Rachel could claiming under CRA 2015 s.9(2) for satisfactory quality, as the goods supplied should meet the standards a reasonable person would expect taking into account any description, the price and all other relevant circumstances. A reasonable person would think a brand-new computer and monitor would last longer than 4 months, especially when only being used for domestic reasons. Rachel could also claim under CRA 2015 s.10 fitness for purpose, arguing that as she was unable to run certain software programs the goods were not fit for purpose.

Furthermore, it could be argued this transaction is a B2B contract; Rachel a Director of SRC places an order via the company email with CW to purchase a computer and monitor, the email represents an offer from SRC.

Attention should be given to the timeliness of the contract’s formation. Arguably a contract was formed when CW accepted the offer (email order) by supplying the goods and invoice.

The invoice itself is not a legally binding contract but merely a request for payment, it is questionable if the clause on the invoice forms part of the contract.

For B2B contracts, which are governed by UCTA 1977 for an exclusion clause to be enforceable, it must be incorporated into the contract and implemented in a way which blocks the claim and must not fail on account of statutory control. The exclusion clause must also comply with the conditions. Rachel has grounds to argue that the clause was not incorporated into the contract and therefore could not be enforced.

S.6(2) of UCTA deals with the attempt to exclude liability under sections 13-15 SGA 1979. In a trader to trader transaction, such an attempt is void on the basis of ‘reasonableness’. However, Rachel could argue the clause was not in the contract but in the invoice, which was not legally binding.
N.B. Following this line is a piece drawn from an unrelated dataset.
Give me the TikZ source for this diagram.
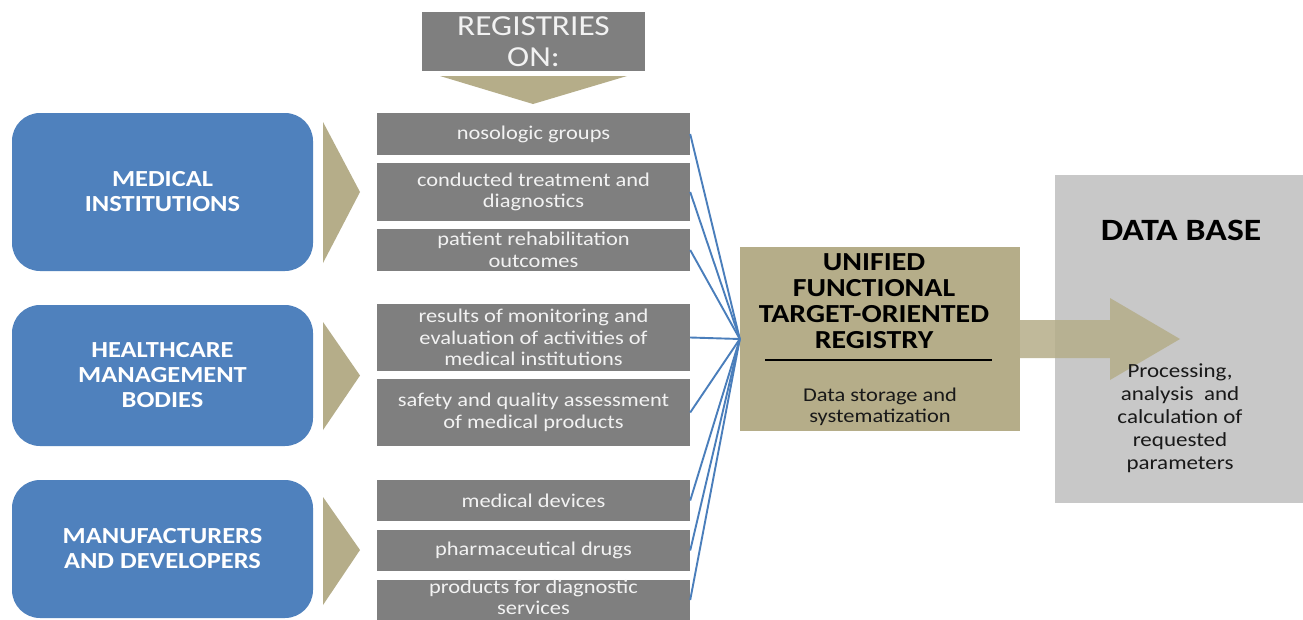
\documentclass[tikz,border=0pt]{standalone}
\usepackage{fontspec}
\setmainfont{Carlito}[FakeStretch=1.15]
\usetikzlibrary{calc}

\definecolor{srcblue}{HTML}{4F81BD}
\definecolor{linkblue}{HTML}{4A7EBB}
\definecolor{itemgrey}{HTML}{7F7F7F}
\definecolor{itemtext}{HTML}{F2F2F2}
\definecolor{tanfill}{RGB}{181,173,137}
\definecolor{dbgrey}{RGB}{200,200,200}

\begin{document}
\begin{tikzpicture}[x=1pt,y=-1pt,
  source/.style={rectangle, rounded corners=28pt, fill=srcblue, text=white,
    font=\bfseries\fontsize{23}{25}\selectfont, align=center,
    minimum width=301pt, inner sep=0pt},
  item/.style={rectangle, fill=itemgrey, text=itemtext,
    font=\fontsize{19.5}{21.5}\selectfont, align=center,
    minimum width=313pt, inner sep=0pt},
  chevron/.style={fill=tanfill},
  link/.style={draw=linkblue, line width=1.9pt},
  plain/.style={inner sep=0pt, align=center}
]
\clip (0,0) rectangle (1303,619);
\fill[white] (0,0) rectangle (1303,619);

% heading and the chevron under it
\node[rectangle, fill=itemgrey, text=itemtext, inner sep=0pt, align=center,
  minimum width=223pt, minimum height=59pt,
  font=\fontsize{29}{31}\selectfont] (reg) at (533.5,41.5) {REGISTRIES\\ON:};
\fill[chevron] (440,76) -- (627,76) -- (533,104) -- cycle;

% data sources
\node[source, minimum height=158pt] (med) at (162.5,192) {MEDICAL\\INSTITUTIONS};
\node[source, minimum height=141pt] (hc)  at (162.5,375.5) {HEALTHCARE\\MANAGEMENT\\BODIES};
\node[source, minimum height=138pt] (man) at (162.5,549) {MANUFACTURERS\\AND DEVELOPERS};

\fill[chevron] (323,122) -- (360,192) -- (323,263) -- cycle;
\fill[chevron] (323,322) -- (360,375.5) -- (323,430) -- cycle;
\fill[chevron] (323,497) -- (360,550) -- (323,605) -- cycle;

% registry topics
\node[item, minimum height=42pt] (g1) at (533.5,134) {nosologic groups};
\node[item, minimum height=58pt] (g2) at (533.5,192) {conducted treatment and\\diagnostics};
\node[item, minimum height=42pt] (g3) at (533.5,250) {patient rehabilitation\\outcomes};
\node[item, minimum height=67pt] (g4) at (533.5,337.5) {results of monitoring and\\evaluation of activities of\\medical institutions};
\node[item, minimum height=67pt] (g5) at (533.5,412.5) {safety and quality assessment\\of medical products};
\node[item, minimum height=41pt] (g6) at (533.5,500.5) {medical devices};
\node[item, minimum height=41pt] (g7) at (533.5,550.5) {pharmaceutical drugs};
\node[item, minimum height=40pt] (g8) at (533.5,600) {};
\node[plain, text=itemtext, font=\fontsize{19.5}{21}\selectfont] (g8t) at (533.5,597)
  {products for diagnostic\\services};

% unified registry
\node[rectangle, fill=tanfill, minimum width=280pt, minimum height=184pt,
  inner sep=0pt] (u) at (880,339) {};
\node[plain, font=\bfseries\fontsize{26}{26}\selectfont] (ut) at (874,301)
  {UNIFIED\\FUNCTIONAL\\TARGET-ORIENTED\\REGISTRY};
\coordinate (rl) at (765,360);
\coordinate (rr) at (992,360);
\draw[line width=2pt, black] (rl) -- (rr);
\node[plain, font=\fontsize{19.5}{21}\selectfont, text=black!90] (us) at (880,407)
  {Data storage and\\systematization};

% links into the registry
\foreach \g in {g1,g2,g3,g4,g5,g6,g7,g8}
  \draw[link] (\g.east) -- (u.west);

% data base
\node[rectangle, fill=dbgrey, minimum width=260pt, minimum height=328pt,
  inner sep=0pt, anchor=north west] (db) at (1055,175) {};
\node[plain, font=\bfseries\fontsize{31}{31}\selectfont] (dbt) at (1181,230) {DATA BASE};

% transfer arrow
\fill[tanfill, opacity=0.85] (1020,320) -- (1110,320) -- (1110,298) -- (1180,339)
  -- (1110,380) -- (1110,358) -- (1020,358) -- cycle;

\node[plain, font=\fontsize{20}{23}\selectfont, text=black!90] (dbs) at (1180,418)
  {Processing,\\analysis\ \ and\\calculation of\\requested\\parameters};
\end{tikzpicture}
\end{document}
If the clause is void and Rachel can prove that her computer and monitor had some defect, although somewhat useable for the usual purpose, she could claim that it was not of merchantable quality and below the expectations of the buyer of new goods as cited in Rogers.

CW could claim the contrary that by adding the clause to the invoice it had formed part of the contract and that SRC making payment was also acceptance of clause. Rachel could cite the case of L’Estrange, where the courts held that as the contract had been signed then this bound the parties to the contract including exclusions clauses which were enforceable. Rachel had not signed any such agreement containing exclusions, she could argue that CW could not enforce the clause added to their invoice. In support of their case CW could cite the case of Nicholas, as informal acceptance by exchange of emails can satisfy the contract. The courts decided that the parties had actually signed contracts by inserting their names at the end of the emails and that sending emails back and forth can constitute a single legal document.

In conclusion, my advice to Rachel would be that she has a weak case in trying to establish that this is a B2C contract, however she could strongly argue that the exclusion clause did not form part of the contract and therefore not enforceable. Rachel could also strongly argue that the clause was not in the contract and was an invoice that was not legally binding and therefore allowing her to claim under SGA sections 13-15.